“スポーツ界のスーパースター”へ
その後、大谷の活躍も相まって徐々に規制は厳しくなり、オフにFAを控えた2023年には取材機会が登板時に限定されたが、もう大谷は「メジャーリーグの顔」と称されるほどにスーパースターになっていた。
同年9月15日のタイガース戦後に、右脇腹の炎症で欠場を続けていた大谷が自身のロッカーを整理して球場を後にしたことがあった。右肘じん帯損傷のため同年の残り試合の登板は既に消滅しており、早期のトミー・ジョン手術、打者でも残り試合の欠場を決断した可能性があったが、エンゼルス広報は「状況は変わらない。16日(同17日)に何らかの発表を行う予定」と説明するのみ。
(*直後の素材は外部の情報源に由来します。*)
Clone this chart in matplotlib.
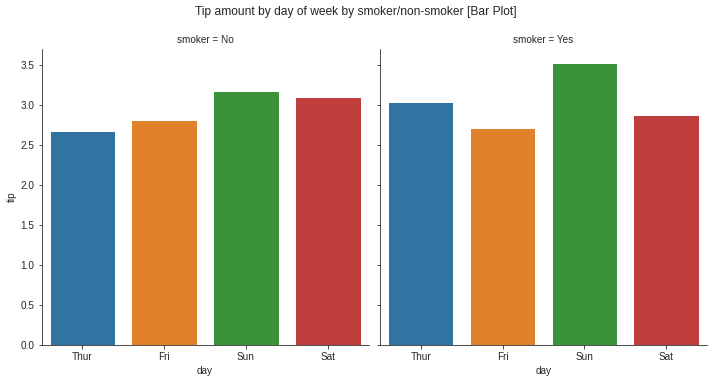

「ジ・アスレチック」のエンゼルス担当サム・ブラム記者が、説明に困窮する球団関係者に「彼は野球界だけではなくスポーツ界のスーパースターなんだ!」と問い詰めた場面があった。
日米合わせて約20人の報道陣も“突然の別れ”に騒然となった。ただ、それは米メディアにとっても大谷がそれほど大きな存在になっていることを証明する一幕でもあった。
メジャー移籍後の大谷が本塁打を打って試合後も取材を受けないことがあると伝え聞くと、驚く記者がいるが、大谷が本塁打を打つたびに取材に応じていてはキリがないのも事実。この件についても大谷の本心は分からないが、大谷自身が問題ない状況でも球団判断で自粛しているケースは多々あった。可能な範囲で大谷に話してほしいメディア、話すことで負担を掛けたくない球団という主張は、長年解決せずに現在に至っている。